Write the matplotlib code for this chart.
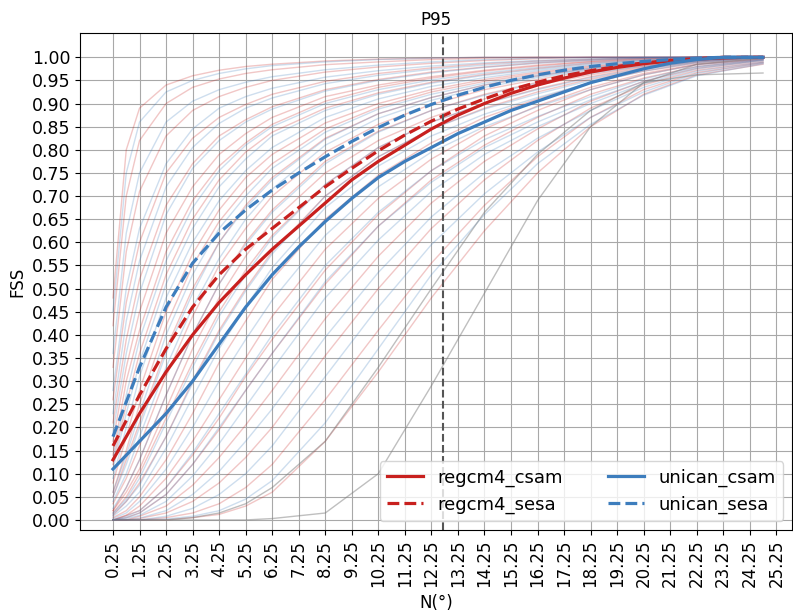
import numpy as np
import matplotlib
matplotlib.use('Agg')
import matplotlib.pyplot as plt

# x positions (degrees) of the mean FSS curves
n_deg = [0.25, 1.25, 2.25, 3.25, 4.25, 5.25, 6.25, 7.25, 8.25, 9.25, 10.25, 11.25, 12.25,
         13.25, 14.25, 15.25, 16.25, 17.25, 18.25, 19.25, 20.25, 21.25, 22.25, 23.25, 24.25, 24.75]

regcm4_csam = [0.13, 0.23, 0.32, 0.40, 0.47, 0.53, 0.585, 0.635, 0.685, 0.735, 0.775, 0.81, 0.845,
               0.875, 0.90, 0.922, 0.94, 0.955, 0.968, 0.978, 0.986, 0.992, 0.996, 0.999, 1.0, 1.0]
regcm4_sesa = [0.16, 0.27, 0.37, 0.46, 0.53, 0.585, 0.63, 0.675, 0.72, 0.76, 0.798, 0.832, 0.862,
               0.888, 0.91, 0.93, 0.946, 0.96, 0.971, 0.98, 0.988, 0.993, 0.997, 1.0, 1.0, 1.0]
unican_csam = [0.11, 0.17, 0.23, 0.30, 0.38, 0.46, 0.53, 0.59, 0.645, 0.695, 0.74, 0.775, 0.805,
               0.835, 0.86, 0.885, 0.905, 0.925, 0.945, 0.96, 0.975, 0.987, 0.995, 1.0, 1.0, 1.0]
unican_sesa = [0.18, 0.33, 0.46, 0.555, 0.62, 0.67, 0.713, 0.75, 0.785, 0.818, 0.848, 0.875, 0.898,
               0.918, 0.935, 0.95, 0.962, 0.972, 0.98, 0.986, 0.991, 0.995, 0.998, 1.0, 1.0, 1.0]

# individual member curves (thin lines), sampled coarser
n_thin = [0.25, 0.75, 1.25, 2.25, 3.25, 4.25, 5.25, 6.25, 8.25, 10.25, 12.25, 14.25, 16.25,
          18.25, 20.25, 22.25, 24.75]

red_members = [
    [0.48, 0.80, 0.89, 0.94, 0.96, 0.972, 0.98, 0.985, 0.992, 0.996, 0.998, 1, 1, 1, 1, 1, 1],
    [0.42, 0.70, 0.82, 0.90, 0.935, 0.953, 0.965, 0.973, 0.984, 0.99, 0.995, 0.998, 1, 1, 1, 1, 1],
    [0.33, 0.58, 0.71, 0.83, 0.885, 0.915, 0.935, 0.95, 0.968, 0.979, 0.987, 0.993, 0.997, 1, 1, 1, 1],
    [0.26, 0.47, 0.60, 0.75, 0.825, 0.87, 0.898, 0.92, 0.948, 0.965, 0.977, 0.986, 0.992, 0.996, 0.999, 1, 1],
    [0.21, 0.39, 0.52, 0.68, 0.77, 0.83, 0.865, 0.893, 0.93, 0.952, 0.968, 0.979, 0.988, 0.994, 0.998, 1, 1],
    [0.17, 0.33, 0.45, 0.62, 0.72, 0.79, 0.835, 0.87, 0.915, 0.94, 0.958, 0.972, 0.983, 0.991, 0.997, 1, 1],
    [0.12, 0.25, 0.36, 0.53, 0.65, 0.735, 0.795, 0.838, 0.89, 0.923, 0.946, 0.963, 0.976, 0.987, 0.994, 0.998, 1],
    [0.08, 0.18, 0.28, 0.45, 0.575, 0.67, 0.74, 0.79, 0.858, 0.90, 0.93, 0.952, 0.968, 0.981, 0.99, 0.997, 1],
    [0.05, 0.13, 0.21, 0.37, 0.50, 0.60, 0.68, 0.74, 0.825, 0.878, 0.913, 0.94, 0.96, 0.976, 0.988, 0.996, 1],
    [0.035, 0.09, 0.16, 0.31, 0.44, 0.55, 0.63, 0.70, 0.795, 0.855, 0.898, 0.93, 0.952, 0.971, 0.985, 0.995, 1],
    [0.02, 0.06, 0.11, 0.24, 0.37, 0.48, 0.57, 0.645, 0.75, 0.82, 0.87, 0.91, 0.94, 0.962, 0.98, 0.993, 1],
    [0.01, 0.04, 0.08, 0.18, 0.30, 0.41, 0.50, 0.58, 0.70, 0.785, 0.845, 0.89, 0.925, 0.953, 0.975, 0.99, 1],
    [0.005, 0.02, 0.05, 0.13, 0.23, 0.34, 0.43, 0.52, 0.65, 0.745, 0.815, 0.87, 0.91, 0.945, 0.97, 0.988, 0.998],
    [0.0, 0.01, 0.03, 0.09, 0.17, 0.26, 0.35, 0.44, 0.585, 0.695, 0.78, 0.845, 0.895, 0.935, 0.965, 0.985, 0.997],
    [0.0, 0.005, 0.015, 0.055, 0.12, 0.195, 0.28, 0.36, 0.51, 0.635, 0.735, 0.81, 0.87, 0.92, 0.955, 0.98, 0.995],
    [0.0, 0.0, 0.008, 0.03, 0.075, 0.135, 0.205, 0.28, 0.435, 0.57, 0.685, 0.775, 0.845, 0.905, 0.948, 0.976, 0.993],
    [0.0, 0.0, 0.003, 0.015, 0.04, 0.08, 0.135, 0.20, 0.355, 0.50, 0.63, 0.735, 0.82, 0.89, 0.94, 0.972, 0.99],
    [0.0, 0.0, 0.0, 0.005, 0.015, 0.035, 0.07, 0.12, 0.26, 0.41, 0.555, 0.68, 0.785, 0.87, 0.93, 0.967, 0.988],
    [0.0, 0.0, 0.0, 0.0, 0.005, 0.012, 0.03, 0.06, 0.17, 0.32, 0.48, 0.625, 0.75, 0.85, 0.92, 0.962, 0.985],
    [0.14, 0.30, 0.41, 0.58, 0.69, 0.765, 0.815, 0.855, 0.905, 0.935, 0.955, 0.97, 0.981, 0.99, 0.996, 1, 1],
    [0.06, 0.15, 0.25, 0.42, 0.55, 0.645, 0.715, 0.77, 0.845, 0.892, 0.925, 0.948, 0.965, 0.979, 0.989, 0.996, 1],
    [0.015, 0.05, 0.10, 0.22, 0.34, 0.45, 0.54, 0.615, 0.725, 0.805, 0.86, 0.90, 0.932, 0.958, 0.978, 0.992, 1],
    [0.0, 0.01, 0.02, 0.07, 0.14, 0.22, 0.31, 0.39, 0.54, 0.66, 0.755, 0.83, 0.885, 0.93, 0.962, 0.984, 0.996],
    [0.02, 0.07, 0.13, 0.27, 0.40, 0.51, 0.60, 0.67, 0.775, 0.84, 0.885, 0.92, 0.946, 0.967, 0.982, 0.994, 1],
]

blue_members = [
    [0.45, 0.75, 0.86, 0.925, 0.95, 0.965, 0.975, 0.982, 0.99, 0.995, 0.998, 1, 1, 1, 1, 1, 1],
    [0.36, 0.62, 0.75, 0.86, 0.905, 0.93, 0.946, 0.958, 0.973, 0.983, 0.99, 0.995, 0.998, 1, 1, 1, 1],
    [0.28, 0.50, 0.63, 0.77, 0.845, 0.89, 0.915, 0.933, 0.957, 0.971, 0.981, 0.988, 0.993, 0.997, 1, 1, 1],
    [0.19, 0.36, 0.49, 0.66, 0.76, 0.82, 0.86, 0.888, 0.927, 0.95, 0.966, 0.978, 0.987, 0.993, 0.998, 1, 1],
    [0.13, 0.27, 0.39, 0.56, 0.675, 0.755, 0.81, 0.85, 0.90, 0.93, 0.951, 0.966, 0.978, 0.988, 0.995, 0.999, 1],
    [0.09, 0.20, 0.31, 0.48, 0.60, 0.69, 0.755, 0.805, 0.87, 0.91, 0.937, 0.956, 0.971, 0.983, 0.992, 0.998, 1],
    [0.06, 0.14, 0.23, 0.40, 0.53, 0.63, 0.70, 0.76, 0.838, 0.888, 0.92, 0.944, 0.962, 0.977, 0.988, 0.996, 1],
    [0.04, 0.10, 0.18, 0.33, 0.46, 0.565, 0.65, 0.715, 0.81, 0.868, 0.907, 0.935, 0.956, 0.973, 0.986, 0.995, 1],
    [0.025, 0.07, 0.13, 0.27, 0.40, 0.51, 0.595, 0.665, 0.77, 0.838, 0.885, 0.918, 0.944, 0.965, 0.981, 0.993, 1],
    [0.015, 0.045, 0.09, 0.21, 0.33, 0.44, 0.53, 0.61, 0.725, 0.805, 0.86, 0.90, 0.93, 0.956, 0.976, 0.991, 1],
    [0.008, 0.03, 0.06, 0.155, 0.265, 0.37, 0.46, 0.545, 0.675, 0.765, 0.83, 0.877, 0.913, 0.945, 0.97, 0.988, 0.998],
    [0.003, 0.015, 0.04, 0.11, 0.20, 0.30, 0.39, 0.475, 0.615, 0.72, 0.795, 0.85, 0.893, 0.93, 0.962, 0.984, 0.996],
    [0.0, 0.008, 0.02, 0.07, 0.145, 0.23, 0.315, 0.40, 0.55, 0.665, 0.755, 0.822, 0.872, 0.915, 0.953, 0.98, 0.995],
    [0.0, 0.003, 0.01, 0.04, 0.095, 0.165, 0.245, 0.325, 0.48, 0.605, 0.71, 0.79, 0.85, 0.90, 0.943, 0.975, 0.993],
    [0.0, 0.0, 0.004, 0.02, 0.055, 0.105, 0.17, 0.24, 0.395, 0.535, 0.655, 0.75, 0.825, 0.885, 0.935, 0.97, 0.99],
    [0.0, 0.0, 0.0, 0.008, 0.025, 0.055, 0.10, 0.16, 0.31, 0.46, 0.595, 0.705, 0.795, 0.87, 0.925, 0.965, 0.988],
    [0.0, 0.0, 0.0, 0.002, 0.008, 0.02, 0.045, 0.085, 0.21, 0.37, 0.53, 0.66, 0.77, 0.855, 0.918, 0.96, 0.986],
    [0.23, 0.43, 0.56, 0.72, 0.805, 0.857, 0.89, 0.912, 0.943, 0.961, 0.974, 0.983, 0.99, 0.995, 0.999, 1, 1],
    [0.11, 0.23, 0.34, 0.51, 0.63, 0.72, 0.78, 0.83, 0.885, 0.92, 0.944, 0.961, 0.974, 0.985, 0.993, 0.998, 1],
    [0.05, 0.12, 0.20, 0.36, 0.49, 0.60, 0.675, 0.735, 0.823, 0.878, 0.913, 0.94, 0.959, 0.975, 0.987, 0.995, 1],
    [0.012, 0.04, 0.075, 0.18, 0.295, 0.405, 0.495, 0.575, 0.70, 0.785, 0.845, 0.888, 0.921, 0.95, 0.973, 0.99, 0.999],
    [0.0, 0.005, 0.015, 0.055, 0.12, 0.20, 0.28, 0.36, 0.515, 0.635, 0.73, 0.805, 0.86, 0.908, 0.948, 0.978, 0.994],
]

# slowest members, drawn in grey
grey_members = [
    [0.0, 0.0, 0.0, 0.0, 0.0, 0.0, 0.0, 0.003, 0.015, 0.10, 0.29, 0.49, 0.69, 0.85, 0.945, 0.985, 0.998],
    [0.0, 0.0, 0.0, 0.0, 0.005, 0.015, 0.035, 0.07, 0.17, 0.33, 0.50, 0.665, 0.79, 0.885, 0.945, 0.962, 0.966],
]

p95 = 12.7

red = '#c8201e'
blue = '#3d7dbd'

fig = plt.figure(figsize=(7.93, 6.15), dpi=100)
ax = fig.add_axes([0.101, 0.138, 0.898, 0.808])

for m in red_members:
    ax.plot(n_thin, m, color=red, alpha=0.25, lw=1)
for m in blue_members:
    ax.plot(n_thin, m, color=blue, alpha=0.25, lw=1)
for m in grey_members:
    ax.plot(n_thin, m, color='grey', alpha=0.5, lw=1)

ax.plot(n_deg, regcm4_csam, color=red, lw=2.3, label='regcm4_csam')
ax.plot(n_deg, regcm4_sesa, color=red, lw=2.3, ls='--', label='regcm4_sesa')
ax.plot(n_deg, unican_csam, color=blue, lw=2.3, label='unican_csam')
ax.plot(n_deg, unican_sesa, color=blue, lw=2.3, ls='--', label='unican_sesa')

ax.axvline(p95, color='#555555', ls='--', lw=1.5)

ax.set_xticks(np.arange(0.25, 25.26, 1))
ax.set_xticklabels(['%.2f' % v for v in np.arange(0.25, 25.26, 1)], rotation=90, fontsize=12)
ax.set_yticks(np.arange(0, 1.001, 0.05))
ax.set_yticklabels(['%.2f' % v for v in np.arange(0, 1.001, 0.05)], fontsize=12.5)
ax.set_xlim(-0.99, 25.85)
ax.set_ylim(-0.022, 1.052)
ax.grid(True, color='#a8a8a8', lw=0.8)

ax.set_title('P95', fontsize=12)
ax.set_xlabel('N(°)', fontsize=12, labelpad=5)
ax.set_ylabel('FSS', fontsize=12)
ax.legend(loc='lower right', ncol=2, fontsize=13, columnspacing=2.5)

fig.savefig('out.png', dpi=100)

--------

Work to complete:
Make an exact copy of the lines from the top of the material through the line with "23.25, 24.25, 24.75]", pictures excluded.

Result of the exercise:
Write the matplotlib code for this chart.
import numpy as np
import matplotlib
matplotlib.use('Agg')
import matplotlib.pyplot as plt

# x positions (degrees) of the mean FSS curves
n_deg = [0.25, 1.25, 2.25, 3.25, 4.25, 5.25, 6.25, 7.25, 8.25, 9.25, 10.25, 11.25, 12.25,
         13.25, 14.25, 15.25, 16.25, 17.25, 18.25, 19.25, 20.25, 21.25, 22.25, 23.25, 24.25, 24.75]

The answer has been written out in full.